Já o analista Giorgio Romano, também do OPEB (UFABC), destaca ainda a "inteligência da resposta iraniana" ao ataque contra o consulado em Damasco.
"Netanyahu jogou uma casca de banana para o Irã, que não podia escolher não fazer nada perante sua população interna e grupos sobre os quais têm influência, como Hezbollah e Hamas. Teerã mostrou capacidade de fogo ao atingir uma base militar no sul de Israel com míssil, indicando o que poderia acontecer em um eventual ataque surpresa - o que não foi o caso", explica.
"O ataque foi anunciado com bastante antecedência, para que Israel pudesse se preparar. Os Estados Unidos, reconhecendo a moderação na resposta do Irã, fizeram questão de imediatamente fechar a questão em torno do G7, com uma posição clara para que Israel não retaliasse."
"Claro que lidamos com a irracionalidade de Netanyahu, mas um indicativo claro de que não haverá escalada é que os preços do petróleo hoje (segunda-feira) caíram, após uma alta gerada pela incerteza do que poderia acontecer." .

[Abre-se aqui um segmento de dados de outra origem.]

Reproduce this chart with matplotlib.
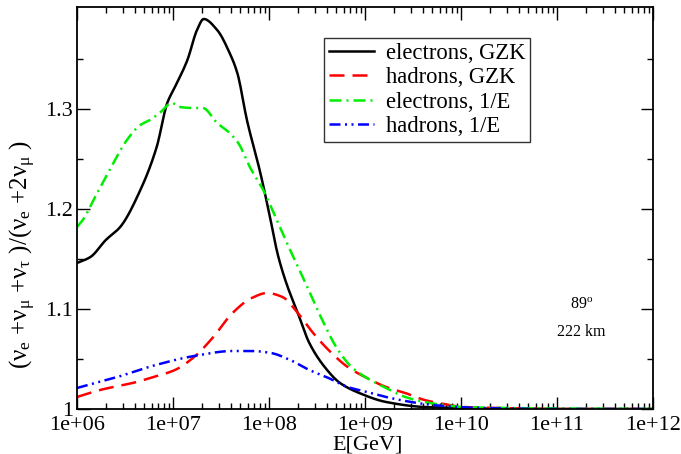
import matplotlib.pyplot as plt
import numpy as np
from matplotlib.ticker import FixedLocator, LogLocator, NullFormatter

plt.rcParams["font.family"] = ["Liberation Serif", "DejaVu Serif"]
plt.rcParams["mathtext.fontset"] = "custom"
plt.rcParams["mathtext.rm"] = "Liberation Serif"
plt.rcParams["mathtext.it"] = "Liberation Serif:italic"

# log10(E/GeV) and ratio values
e_gzk_x = [6.0, 6.14, 6.30, 6.45, 6.66, 6.83, 6.94, 7.02, 7.15, 7.25, 7.32, 7.46, 7.59, 7.67,
           7.77, 7.91, 8.01, 8.09, 8.18, 8.30, 8.42, 8.58, 8.74, 8.94, 9.22, 9.62, 10.02, 10.5, 11.0, 12.0]
e_gzk_y = [1.146, 1.152, 1.169, 1.182, 1.219, 1.262, 1.306, 1.322, 1.349, 1.379, 1.390, 1.379, 1.356, 1.336,
           1.289, 1.236, 1.192, 1.155, 1.126, 1.096, 1.066, 1.042, 1.026, 1.016, 1.007, 1.002, 1.001, 1.0, 1.0, 1.0]

h_gzk_x = [6.0, 6.24, 6.62, 6.76, 7.02, 7.22, 7.42, 7.62, 7.82, 7.98, 8.14, 8.30, 8.46, 8.62,
           8.82, 9.02, 9.22, 9.42, 9.62, 9.82, 10.02, 10.42, 11.0, 12.0]
h_gzk_y = [1.012, 1.019, 1.027, 1.031, 1.039, 1.052, 1.072, 1.096, 1.111, 1.116, 1.112, 1.096, 1.076, 1.059,
           1.042, 1.031, 1.022, 1.016, 1.009, 1.005, 1.002, 1.001, 1.0, 1.0]

e_inv_x = [6.0, 6.06, 6.21, 6.34, 6.52, 6.66, 6.76, 6.86, 6.99, 7.07, 7.21, 7.31, 7.46, 7.59, 7.68,
           7.80, 7.94, 8.08, 8.22, 8.38, 8.54, 8.70, 8.86, 9.02, 9.22, 9.42, 9.62, 9.82, 10.02, 10.5, 11.0, 12.0]
e_inv_y = [1.182, 1.189, 1.216, 1.239, 1.269, 1.284, 1.289, 1.296, 1.306, 1.302, 1.301, 1.301, 1.286, 1.276, 1.266,
           1.242, 1.219, 1.189, 1.159, 1.126, 1.092, 1.062, 1.042, 1.031, 1.021, 1.012, 1.007, 1.004, 1.002, 1.001, 1.0005, 1.0]

h_inv_x = [6.0, 6.42, 6.82, 7.22, 7.62, 7.82, 8.02, 8.22, 8.42, 8.62, 8.82, 9.02, 9.22, 9.42,
           9.62, 9.82, 10.22, 11.0, 12.0]
h_inv_y = [1.021, 1.032, 1.044, 1.053, 1.058, 1.058, 1.056, 1.049, 1.039, 1.031, 1.022, 1.017, 1.012, 1.008,
           1.005, 1.003, 1.001, 1.0, 1.0]

labels = ["electrons, GZK", "hadrons, GZK", "electrons, 1/E", "hadrons, 1/E"]
xticks = [1e6, 1e7, 1e8, 1e9, 1e10, 1e11, 1e12]
xticklabels = ["1e+06", "1e+07", "1e+08", "1e+09", "1e+10", "1e+11", "1e+12"]
yticks = [1.0, 1.1, 1.2, 1.3]
yticklabels = ["1", "1.1", "1.2", "1.3"]


def pchip(xs, ys, n=600):
    # monotone cubic through the read points, just to draw a smooth line
    xs = np.asarray(xs, float)
    ys = np.asarray(ys, float)
    h = np.diff(xs)
    d = np.diff(ys) / h
    m = np.zeros_like(ys)
    for k in range(1, len(xs) - 1):
        if d[k - 1] * d[k] > 0:
            w1 = 2 * h[k] + h[k - 1]
            w2 = h[k] + 2 * h[k - 1]
            m[k] = (w1 + w2) / (w1 / d[k - 1] + w2 / d[k])
    m[0] = d[0]
    m[-1] = d[-1]
    xd = np.linspace(xs[0], xs[-1], n)
    idx = np.clip(np.searchsorted(xs, xd) - 1, 0, len(xs) - 2)
    t = (xd - xs[idx]) / h[idx]
    h00 = 2 * t**3 - 3 * t**2 + 1
    h10 = t**3 - 2 * t**2 + t
    h01 = -2 * t**3 + 3 * t**2
    h11 = t**3 - t**2
    yd = h00 * ys[idx] + h10 * h[idx] * m[idx] + h01 * ys[idx + 1] + h11 * h[idx] * m[idx + 1]
    return 10 ** xd, yd


fig = plt.figure(figsize=(6.81, 4.54), dpi=100)
ax = fig.add_axes([77 / 681, 1 - 409 / 454, 576 / 681, 402 / 454])

x, y = pchip(e_gzk_x, e_gzk_y)
ax.plot(x, y, color="black", lw=1.8, label=labels[0])
x, y = pchip(h_gzk_x, h_gzk_y)
ax.plot(x, y, color="red", lw=1.8, dashes=(6, 3.2), label=labels[1])
x, y = pchip(e_inv_x, e_inv_y)
ax.plot(x, y, color="#00ee00", lw=1.8, dashes=(4.8, 2, 0.8, 2), label=labels[2])
x, y = pchip(h_inv_x, h_inv_y)
ax.plot(x, y, color="blue", lw=1.8, dashes=(4.4, 1.8, 0.8, 1.8, 0.8, 1.8), label=labels[3])

ax.set_xscale("log")
ax.set_xlim(1e6, 1e12)
ax.set_ylim(1.0, 1.402)
ax.set_xticks(xticks)
ax.set_xticklabels(xticklabels)
ax.xaxis.set_minor_locator(LogLocator(base=10, subs=np.arange(2, 10)))
ax.xaxis.set_minor_formatter(NullFormatter())
ax.set_yticks(yticks)
ax.set_yticklabels(yticklabels)
ax.yaxis.set_minor_locator(FixedLocator([1.05, 1.15, 1.25, 1.35]))

ax.tick_params(which="both", direction="in", top=True, right=True, labelsize=16, width=1.0)
ax.tick_params(which="major", length=9, pad=3)
ax.tick_params(axis="x", which="major", pad=5)
ax.tick_params(which="minor", length=4.5)
for s in ax.spines.values():
    s.set_linewidth(1.3)

ax.set_xlabel("E[GeV]", fontsize=16)
ax.xaxis.set_label_coords(0.505, -0.066)
ax.set_ylabel("(ν$_{\\rm e}$ +ν$_{\\rm μ}$ +ν$_{\\rm τ}$ )/(ν$_{\\rm e}$ +2ν$_{\\rm μ}$ )", fontsize=18)
ax.yaxis.set_label_coords(-0.068, 0.385)

leg = ax.legend(loc="upper left", bbox_to_anchor=(247 / 576, 1 - 31 / 402), fontsize=16.3,
                frameon=True, fancybox=False, edgecolor="black", handlelength=2.0,
                borderpad=0.22, labelspacing=0.15, handletextpad=0.5, borderaxespad=0)
leg.get_frame().set_linewidth(1.0)

ax.text(1.8e11, 1.104, r"89$^{\rm o}$", fontsize=11.5, ha="center", va="center")
ax.text(1.8e11, 1.077, "222 km", fontsize=11.5, ha="center", va="center")

fig.savefig("out.png", dpi=100)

'Netanyahu é o grande derrotado'
Moreira diz que "o governo Netanyahu é o grande derrotado até agora. Se não responder à retaliação corre o risco de ser retirado do poder pelos setores linha dura que já avisaram que não aceitam uma não resposta. Se responder sem o apoio dos Estados Unidos corre o risco de sofrer um ataque ainda maior, reafirmado mais de uma vez pelo governo iraniano."
"Para um governo que está vendo milhares nas ruas, tendo o Parlamento invadindo pedindo a sua renúncia, condenado mundialmente pelo genocídio em andamento na Palestina, parece que qualquer resposta não terá efeito algum."
Por outro lado, a resposta iraniana - embora tenha causado poucos danos concretos a Israel - teve o mérito de ter sido o primeiro ataque direto já realizado pelo país contra o território israelense, o que reforça o status do Irã como potencia regional, segundo os analistas.
"O Irã sai como o novo poder da região. Demonstrou que tem capacidade de confronto e mostrou as vulnerabilidades do maior rival. Ainda por cima articulou uma vasta rede de apoio: Houthis no Iemên, Hezbollah no Líbano, Síria e Iraque com espaços aéreos abertos para a passagem dos drones e mísseis", afirma Moreira.